- From: Jonathan Chetwynd <j.chetwynd@btinternet.com>
- Date: Fri, 9 Feb 2007 14:20:21 +0000
- To: Boris Zbarsky <bzbarsky@MIT.EDU>
- Cc: www-style@w3.org, SVG List <www-svg@w3.org>
Boris,
I haven't (yet) completed an authoritative analysis of current UA
behaviour in this respect.
however using a user style sheet:
:link, :visited { text-decoration: underline ! important }
this worked well with many html pages, however with svg it appears it
may not for Opera, Amaya and Camino
I wasn't able to enable ie5.2 to accept a user style sheet.
I often get things wrong, but if right, it does seem as this is a
fairly basic failure to implement a standard.

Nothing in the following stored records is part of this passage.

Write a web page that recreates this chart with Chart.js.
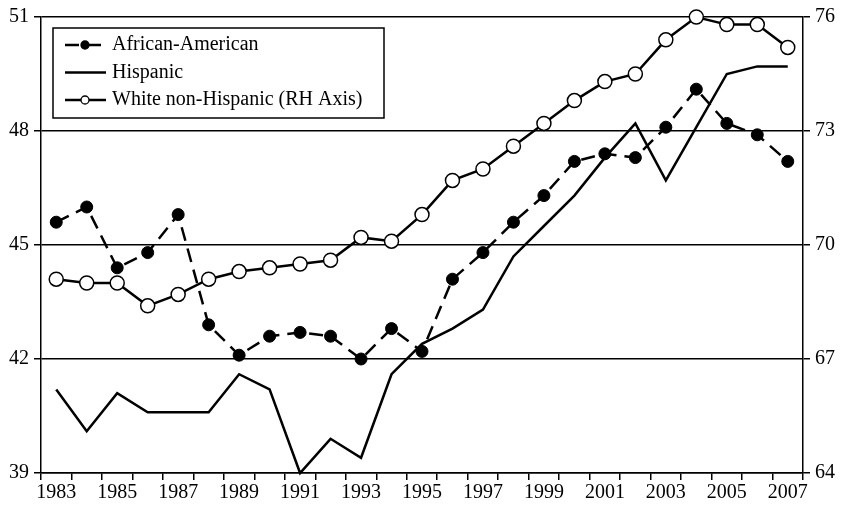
<!DOCTYPE html>
<html>
<head>
<meta charset="utf-8">
<script src="https://cdn.jsdelivr.net/npm/chart.js@4"></script>
<style>
  html, body { margin: 0; padding: 0; background: #fff; }
  #wrap { width: 847px; height: 505px; }
</style>
</head>
<body>
<div id="wrap"><canvas id="myChart" width="847" height="505"></canvas></div>
<script>
// Data
let years = ['1983', '1984', '1985', '1986', '1987', '1988', '1989', '1990', '1991', '1992', '1993', '1994', '1995',
  '1996', '1997', '1998', '1999', '2000', '2001', '2002', '2003', '2004', '2005', '2006', '2007'];
let africanAmerican = [45.6, 46.0, 44.4, 44.8, 45.8, 42.9, 42.1, 42.6, 42.7, 42.6, 42.0, 42.8, 42.2,
  44.1, 44.8, 45.6, 46.3, 47.2, 47.4, 47.3, 48.1, 49.1, 48.2, 47.9, 47.2];
let hispanic = [41.2, 40.1, 41.1, 40.6, 40.6, 40.6, 41.6, 41.2, 39.0, 39.9, 39.4, 41.6, 42.4,
  42.8, 43.3, 44.7, 45.5, 46.3, 47.3, 48.2, 46.7, 48.1, 49.5, 49.7, 49.7];
let whiteNonHispanic = [69.1, 69.0, 69.0, 68.4, 68.7, 69.1, 69.3, 69.4, 69.5, 69.6, 70.2, 70.1, 70.8,
  71.7, 72.0, 72.6, 73.2, 73.8, 74.3, 74.5, 75.4, 76.0, 75.8, 75.8, 75.2];
let seriesNames = ['African-American', 'Hispanic', 'White non-Hispanic (RH Axis)'];
let leftTicks = [39, 42, 45, 48, 51];
let rightTicks = [64, 67, 70, 73, 76];

let serif = 'Liberation Serif';
let tickFont = { family: serif, size: 20 };

// legend drawn inside the plot, with line + marker samples
let boxLegend = {
  id: 'boxLegend',
  afterDraw(chart) {
    let ctx = chart.ctx;
    let x0 = 53, y0 = 28, w = 331, h = 90;
    ctx.save();
    ctx.fillStyle = '#fff';
    ctx.fillRect(x0, y0, w, h);
    ctx.strokeStyle = '#000';
    ctx.lineWidth = 1.5;
    ctx.strokeRect(x0, y0, w, h);
    chart.data.datasets.forEach((ds, i) => {
      let y = 45 + i * 27.5;
      ctx.beginPath();
      ctx.setLineDash(ds.borderDash || []);
      ctx.lineWidth = ds.borderWidth;
      ctx.strokeStyle = '#000';
      ctx.moveTo(65, y);
      ctx.lineTo(106, y);
      ctx.stroke();
      ctx.setLineDash([]);
      if (ds.pointRadius > 0) {
        ctx.beginPath();
        ctx.arc(85, y, 4, 0, Math.PI * 2);
        ctx.fillStyle = ds.pointBackgroundColor;
        ctx.fill();
        ctx.lineWidth = 1.3;
        ctx.stroke();
      }
      ctx.fillStyle = '#000';
      ctx.font = '20px "' + serif + '"';
      ctx.textBaseline = 'middle';
      ctx.textAlign = 'left';
      ctx.fillText(ds.label, 112, y);
    });
    ctx.restore();
  }
};

let ctx = document.getElementById('myChart').getContext('2d');
let myChart = new Chart(ctx, {
  type: 'line',
  data: {
    labels: years,
    datasets: [{
      label: seriesNames[0],
      data: africanAmerican,
      yAxisID: 'y',
      borderColor: '#000',
      borderWidth: 2.5,
      borderDash: [14, 8],
      pointRadius: 6,
      pointBackgroundColor: '#000',
      pointBorderColor: '#000',
      pointBorderWidth: 1,
      tension: 0,
      clip: false
    }, {
      label: seriesNames[1],
      data: hispanic,
      yAxisID: 'y',
      borderColor: '#000',
      borderWidth: 2.5,
      pointRadius: 0,
      tension: 0,
      clip: false
    }, {
      label: seriesNames[2],
      data: whiteNonHispanic,
      yAxisID: 'y1',
      borderColor: '#000',
      borderWidth: 2.5,
      pointRadius: 7,
      pointBackgroundColor: '#fff',
      pointBorderColor: '#000',
      pointBorderWidth: 1.5,
      tension: 0,
      clip: false
    }]
  },
  options: {
    responsive: false,
    animation: false,
    layout: { padding: { top: 16, left: 0, right: 0, bottom: 0 } },
    plugins: {
      legend: { display: false },
      tooltip: { enabled: false }
    },
    scales: {
      x: {
        type: 'category',
        offset: true,
        grid: { offset: true, drawOnChartArea: false, tickLength: 7, color: '#000', lineWidth: 1.5 },
        border: { color: '#000', width: 1.5 },
        ticks: {
          autoSkip: false,
          maxRotation: 0,
          padding: 1,
          color: '#000',
          font: tickFont,
          callback: (v, i) => (i % 2 === 0 ? years[i] : '')
        },
        afterFit: (scale) => { scale.height = 32; }
      },
      y: {
        position: 'left',
        min: leftTicks[0],
        max: leftTicks[leftTicks.length - 1],
        afterBuildTicks: (scale) => { scale.ticks = leftTicks.map(v => ({ value: v })); },
        grid: { color: '#000', lineWidth: 1.5, tickLength: 7 },
        border: { color: '#000', width: 1.5 },
        ticks: { padding: 5, color: '#000', font: tickFont },
        afterFit: (scale) => { scale.width = 41; }
      },
      y1: {
        position: 'right',
        min: rightTicks[0],
        max: rightTicks[rightTicks.length - 1],
        afterBuildTicks: (scale) => { scale.ticks = rightTicks.map(v => ({ value: v })); },
        grid: { drawOnChartArea: false, color: '#000', lineWidth: 1.5, tickLength: 7 },
        border: { color: '#000', width: 1.5 },
        ticks: { padding: 5, color: '#000', font: tickFont },
        afterFit: (scale) => { scale.width = 44; }
      }
    }
  },
  plugins: [boxLegend]
});
</script>
</body>
</html>
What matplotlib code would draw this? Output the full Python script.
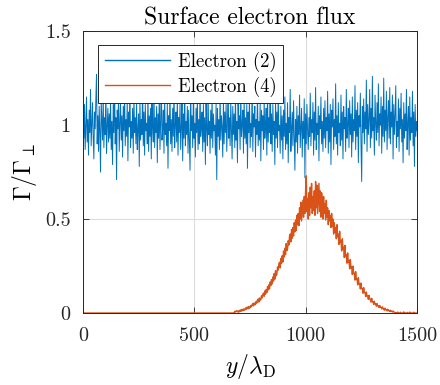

Please bear in mind this is merely one example......
regards
Jonathan Chetwynd
On 9 Feb 2007, at 09:04, Boris Zbarsky wrote:
Jonathan Chetwynd wrote:
> it seems clear to me at least from your responses that specificity
> is a clear example where the w3c process has not considered users
> needs.
I'm not quite sure what in my response gave you that idea.
I can see where you might have gotten that idea from David's
response, but I think his statement was incorrect.
If you look at the history of the specificity section, user needs
were definitely considered -- this is why user stylesheet !important
rules override all author rules. Didn't use to be that way in the
early drafts. ;)
> from an initial consideration of accessibility, the user being non-
> technical needs a simple style sheet that works out of the box
> across the web, if it is to be of any use at all.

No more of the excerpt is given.